About the Artist
Deb Van Poolen has been a painter for 25 years. Exhibiting her work in Washington D.C., Oregon, Montana, Michigan, and occupied Palestine.
When Van Poolen began painting in 1995, veteran artist Harriet Rex Smith gave Deb a table to use for five months in her large mountain studio in Southern Oregon. Harriet’s mentoring of Deb jump started her early art career of creating and marketing landscape, floral, and portrait paintings.
Deb’s most recent works have integrated science and art with the aim to help people grasp the global significance of the biodiversity present in this northwest region where the Cascade, Siskiyou and Klamath mountains converge. She makes large paintings illustrating profound diversity in species.
Connect with the Artist
My latest series of paintings live in a land somewhere between fine art, illustration, and journalism. Each of the paintings revolve around the realistic depiction of many species that live in our region where the Cascade, Siskiyou, and Klamath mountains converge. Although the biodiversity of this region is globally significant, (ranking in the top twelve of world’s areas of biodiversity), this region is not widely known for its biodiversity. In these times, when global warming is doing massive and widespread damage to earth’s ecosystems, healthy places of biodiversity–a key factor in ecosystem resilience–are more important than ever. Thus, it seems logical to me that spreading news of some of our region’s most clear symbols of biodiversity with tantalizing, lively images is a worthy endeavor. Any increased awareness of this region’s biodiversity will most likely not harm conservation efforts and might help them.
In order to get each big image of dozens of species out to the public efficiently, I feature each biodiversity painting in an affordable, informative poster for easy access to all ages of the general public. Hundreds of the posters have been donated to schools and teachers of the Rogue Valley and beyond. Giclee’ prints of each image are also available to anyone who prefers this option.
I work with local biologists to create each of these paintings. The biologists generously donate their photographs of species, as well as their advice about which species are most important to include in the paintings and why. The biologists consult with me throughout the painting process to ensure I am painting each species correctly. After each painting is finished and I am preparing the graphic design for the poster, the biologists help with the writing of the poster’s prose as well as the scientific and common spellings of each species.
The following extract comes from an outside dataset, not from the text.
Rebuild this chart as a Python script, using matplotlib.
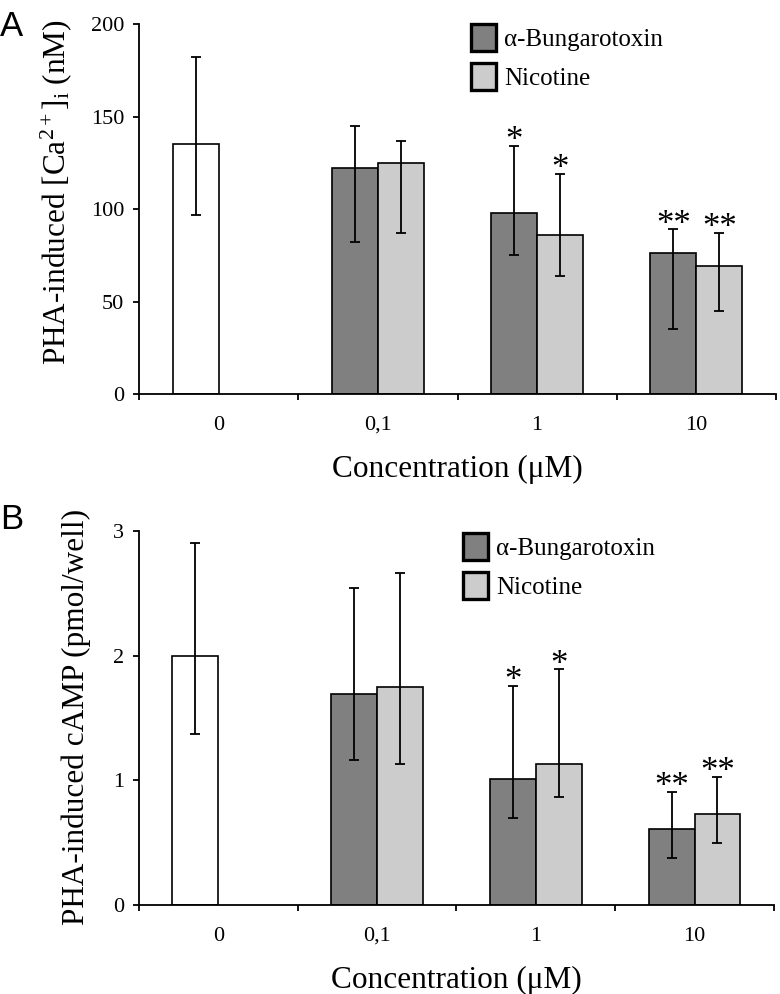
import matplotlib
matplotlib.use("Agg")
import matplotlib.pyplot as plt
from matplotlib.patches import Patch
import numpy as np

plt.rcParams['font.family'] = ['Liberation Serif', 'DejaVu Serif']
plt.rcParams['mathtext.fontset'] = 'custom'
plt.rcParams['mathtext.rm'] = 'Liberation Serif'
plt.rcParams['mathtext.it'] = 'Liberation Serif:italic'

# ---------------- data ----------------
categories = ['0', '0,1', '1', '10']
series_names = ['\u03b1-Bungarotoxin', 'Nicotine']

# Panel A: [Ca2+]i (nM)
ca_control = 135
ca_control_lo = 38
ca_control_hi = 47
ca_bung = [122, 98, 76]
ca_bung_lo = [40, 23, 41]
ca_bung_hi = [23, 36, 13]
ca_nic = [125, 86, 69]
ca_nic_lo = [38, 22, 24]
ca_nic_hi = [12, 33, 18]
ca_bung_sig = ['', '*', '**']
ca_nic_sig = ['', '*', '**']
ca_yticks = [0, 50, 100, 150, 200]

# Panel B: cAMP (pmol/well)
camp_control = 2.0
camp_control_lo = 0.63
camp_control_hi = 0.90
camp_bung = [1.69, 1.01, 0.61]
camp_bung_lo = [0.53, 0.31, 0.23]
camp_bung_hi = [0.85, 0.75, 0.30]
camp_nic = [1.75, 1.135, 0.73]
camp_nic_lo = [0.62, 0.265, 0.23]
camp_nic_hi = [0.91, 0.755, 0.30]
camp_bung_sig = ['', '*', '**']
camp_nic_sig = ['', '*', '**']
camp_yticks = [0, 1, 2, 3]

# ---------------- style ----------------
DARK = '#808080'
LIGHT = '#cccccc'
WHITE = '#ffffff'
BW = 0.289
OFF = BW / 2

fig = plt.figure(figsize=(7.8, 9.94), dpi=100)


def stars(ax, xpos, tops, sigs):
    for xi, top, s in zip(xpos, tops, sigs):
        if s:
            ax.annotate(s, (xi, top), xytext=(0, -3), textcoords='offset points',
                        ha='center', va='baseline', fontsize=25)


def panel(rect, control, clo, chi, bung, blo, bhi, nic, nlo, nhi, bsig, nsig,
          yticks, ylabel, ylab_xy, xlab_y, legend_xy, letter, letter_xy):
    ax = fig.add_axes(rect)
    x = np.arange(len(categories))
    ekw = dict(ecolor='black', elinewidth=1.3, capsize=3.7, capthick=1.3)
    # control bar
    ax.bar(x[0] - OFF, control, BW, color=WHITE, edgecolor='black', linewidth=1.2, zorder=2)
    ax.errorbar(x[0] - OFF, control, yerr=[[clo], [chi]], fmt='none', zorder=3, **ekw)
    # treatments
    xs = x[1:]
    bung = np.asarray(bung)
    nic = np.asarray(nic)
    ax.bar(xs - OFF, bung, BW, color=DARK, edgecolor='black', linewidth=1.2, zorder=2)
    ax.bar(xs + OFF, nic, BW, color=LIGHT, edgecolor='black', linewidth=1.2, zorder=2)
    ax.errorbar(xs - OFF, bung, yerr=[blo, bhi], fmt='none', zorder=3, **ekw)
    ax.errorbar(xs + OFF, nic, yerr=[nlo, nhi], fmt='none', zorder=3, **ekw)
    stars(ax, xs - OFF, bung + np.asarray(bhi), bsig)
    stars(ax, xs + OFF, nic + np.asarray(nhi), nsig)

    ax.set_xlim(-0.5, len(categories) - 0.5)
    ax.set_ylim(yticks[0], yticks[-1])
    ax.set_yticks(yticks)
    ax.set_yticklabels([str(t) for t in yticks])
    ax.set_xticks(x)
    ax.set_xticklabels(categories)
    ax.set_xticks(np.arange(-0.5, len(categories), 1.0), minor=True)
    ax.tick_params(axis='x', which='major', length=0, pad=15.5, labelsize=16)
    ax.tick_params(axis='x', which='minor', length=4.5, width=1.3, direction='out')
    ax.tick_params(axis='y', which='major', length=4.5, width=1.3, direction='out',
                   pad=6.3, labelsize=16)
    for sp in ['top', 'right']:
        ax.spines[sp].set_visible(False)
    for sp in ['left', 'bottom']:
        ax.spines[sp].set_linewidth(1.3)

    ax.set_xlabel('Concentration (\u03bcM)', fontsize=22.5)
    ax.xaxis.set_label_coords(0.5, xlab_y)
    ax.set_ylabel(ylabel, fontsize=22.5)
    ax.yaxis.set_label_coords(*ylab_xy)

    handles = [Patch(facecolor=DARK, edgecolor='black', linewidth=2.4),
               Patch(facecolor=LIGHT, edgecolor='black', linewidth=2.4)]
    ax.legend(handles, series_names, loc='upper left', bbox_to_anchor=legend_xy,
              frameon=False, fontsize=18, handlelength=1.0, handleheight=1.3,
              handletextpad=0.33, labelspacing=0.48, borderpad=0, borderaxespad=0)

    fig.text(letter_xy[0], letter_xy[1], letter, family=['Liberation Sans', 'DejaVu Sans'],
             fontsize=25, ha='left', va='top')
    return ax


panel([0.1782, 0.6036, 0.8167, 0.3722],
      ca_control, ca_control_lo, ca_control_hi,
      ca_bung, ca_bung_lo, ca_bung_hi, ca_nic, ca_nic_lo, ca_nic_hi,
      ca_bung_sig, ca_nic_sig, ca_yticks,
      'PHA-induced [Ca$^{2+}$]$_{\\mathrm{i}}$ (nM)', (-0.102, 0.546), -0.165,
      (0.521, 1.001), 'A', (0.0, 0.990))

panel([0.1782, 0.0895, 0.814, 0.3763],
      camp_control, camp_control_lo, camp_control_hi,
      camp_bung, camp_bung_lo, camp_bung_hi, camp_nic, camp_nic_lo, camp_nic_hi,
      camp_bung_sig, camp_nic_sig, camp_yticks,
      'PHA-induced cAMP (pmol/well)', (-0.0756, 0.504), -0.162,
      (0.510, 0.995), 'B', (0.0, 0.494))

fig.savefig('out.png', dpi=100)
I am also the grateful recipient of financial contributions from the sponsors of each poster. Numerous local and regional nonprofits, individuals, and businesses have partnered with me in order to make each of the poster projects happen.
In summary, these biodiversity paintings are a community effort, starting with the amazing butterflies, birds, fish, plants and fungi which present themselves as the focus of our attention.